The bane of every commercial artist is the deadline. Blow a deadline, and you might not get another job from that editor or art director. Worse, you might be saddled with a widespread reputation for being unreliable.
During my days as an inker at Marvel I became someone that helped other inkers meet their deadlines. When an editor would figure out that the regular inker on a particular book was running so late that they couldn't ink all of the remaining pencilled pages, I was one of several inkers who might get a call. The editor would ask how many pages I could do by a certain date, and those pages were shipped to me (this was years before computers, and scanning pages to send electronically). And, if the call came in on a Friday, and the editor needed the pages inked over the weekend, Marvel would offer what they called "combat pay", paying rate-and-a-half to complete the work. Those were the days! In the years before I got my start in comics I did some illustration work. One of my most memorable early commercial art jobs was to illustrate an article about Star Wars, specifically the speculation about the parentage of Luke Skywalker. It was a full-color, double-page spread for a locally published magazine. I accepted the gig--young, hungry freelancers never turn down work--in spite of the fact that I didn't paint, and hadn't done any color work of any sort. No problem--I'd figure that out later! Young artists always have more chutzpah than experience. The catch was that I got the job on Friday and it was due the following Monday, so there wasn't much "later".
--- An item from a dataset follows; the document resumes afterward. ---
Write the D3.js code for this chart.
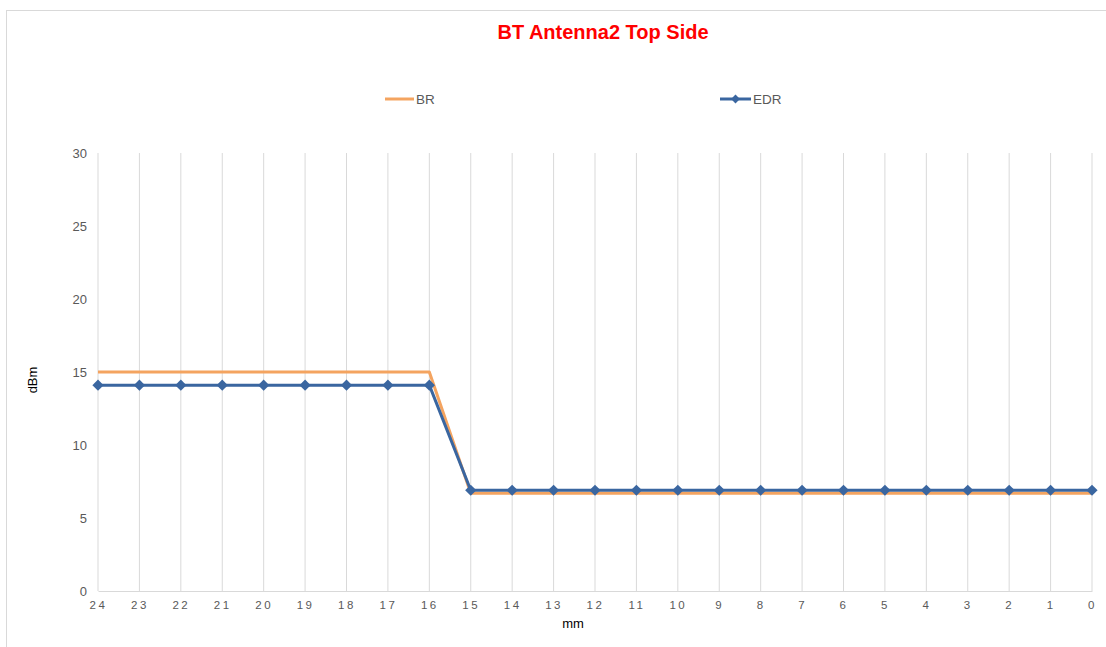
<!DOCTYPE html>
<html><head><meta charset="utf-8">
<script src="https://cdn.jsdelivr.net/npm/d3@7"></script>
<style>body{margin:0;background:#fff;}svg{display:block;font-family:"Liberation Sans",Arial,sans-serif;}</style>
</head><body>
<svg id="c" width="1106" height="647"></svg>
<script>
const categories = ["24","23","22","21","20","19","18","17","16","15","14","13","12","11","10","9","8","7","6","5","4","3","2","1","0"];
const brValues  = [15,15,15,15,15,15,15,15,15,6.7,6.7,6.7,6.7,6.7,6.7,6.7,6.7,6.7,6.7,6.7,6.7,6.7,6.7,6.7,6.7];
const edrValues = [14.1,14.1,14.1,14.1,14.1,14.1,14.1,14.1,14.1,6.9,6.9,6.9,6.9,6.9,6.9,6.9,6.9,6.9,6.9,6.9,6.9,6.9,6.9,6.9,6.9];
const yTicks = [0,5,10,15,20,25,30];

const svg = d3.select("#c");
svg.append("rect").attr("x",6.5).attr("y",10.5).attr("width",1120).attr("height",660)
  .attr("fill","#fff").attr("stroke","#d9d9d9");

const x = d3.scalePoint().domain(categories).range([98,1092]);
const y = d3.scaleLinear().domain([0,30]).range([591,153]);

// vertical gridlines
svg.append("g").selectAll("line").data(categories).join("line")
  .attr("x1",d=>x(d)).attr("x2",d=>x(d)).attr("y1",y(30)).attr("y2",y(0))
  .attr("stroke","#d9d9d9").attr("stroke-width",1);

// x axis
const xa = svg.append("g").attr("transform",`translate(0,${y(0)})`)
  .call(d3.axisBottom(x).tickSize(0).tickPadding(10));
xa.select(".domain").attr("stroke","#d9d9d9");
xa.selectAll("text").attr("fill","#595959").attr("font-size",11.5).style("letter-spacing","2.5px")
  .attr("font-family","Liberation Sans, Arial, sans-serif");

// y axis
const ya = svg.append("g").attr("transform","translate(98,0)")
  .call(d3.axisLeft(y).tickValues(yTicks).tickSize(0).tickPadding(11));
ya.select(".domain").remove();
ya.selectAll("text").attr("fill","#595959").attr("font-size",13)
  .attr("font-family","Liberation Sans, Arial, sans-serif");

const line = d3.line().x((d,i)=>x(categories[i])).y(d=>y(d));
svg.append("path").datum(brValues).attr("d",line).attr("fill","none")
  .attr("stroke","#f4a460").attr("stroke-width",3).attr("stroke-linejoin","round");
svg.append("path").datum(edrValues).attr("d",line).attr("fill","none")
  .attr("stroke","#3a66a0").attr("stroke-width",3).attr("stroke-linejoin","round");
const diamond = d3.symbol().type(d3.symbolDiamond2).size(80);
svg.append("g").selectAll("path").data(edrValues).join("path")
  .attr("transform",(d,i)=>`translate(${x(categories[i])},${y(d)})`)
  .attr("d",diamond).attr("fill","#3a66a0");

// title
svg.append("text").attr("x",603).attr("y",39).attr("text-anchor","middle")
  .attr("fill","#ff0000").attr("font-weight","bold").attr("font-size",20).text("BT Antenna2 Top Side");

// legend
svg.append("line").attr("x1",385).attr("x2",414).attr("y1",99).attr("y2",99)
  .attr("stroke","#f4a460").attr("stroke-width",3);
svg.append("text").attr("x",416).attr("y",104).attr("fill","#595959").attr("font-size",13.5).text("BR");
svg.append("line").attr("x1",720).attr("x2",751).attr("y1",99).attr("y2",99)
  .attr("stroke","#3a66a0").attr("stroke-width",3);
svg.append("path").attr("transform","translate(735.5,99)").attr("d",d3.symbol().type(d3.symbolDiamond2).size(50)).attr("fill","#3a66a0");
svg.append("text").attr("x",753).attr("y",104).attr("fill","#595959").attr("font-size",13.5).text("EDR");

// axis titles
svg.append("text").attr("transform","translate(37,380) rotate(-90)").attr("text-anchor","middle")
  .attr("fill","#000").attr("font-size",13).text("dBm");
svg.append("text").attr("x",573).attr("y",628).attr("text-anchor","middle")
  .attr("fill","#000").attr("font-size",13).text("mm");
</script>
</body></html>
Sometime Saturday evening I decided that in order to finish by Monday I'd have to pull an all-nighter. So I drank a pot of coffee. I became so jittery I couldn't work, but neither could I sleep. Deciding that progress on the spread was hopless, I spent several fitful hours in bed that night, letting the caffeine run its course. I got up on Sunday morning and went to work. I did the piece in mixed-media. More like "mixed-up media", because I used whatever I had on hand: color pencil, water color, acrylic paint, possibly magic markers...but I got it done and turned it in Monday morning, deadline met. About the top image: Below the Deadline is a 1946 "B" crime film. I tweaked the lobby card to use in this post.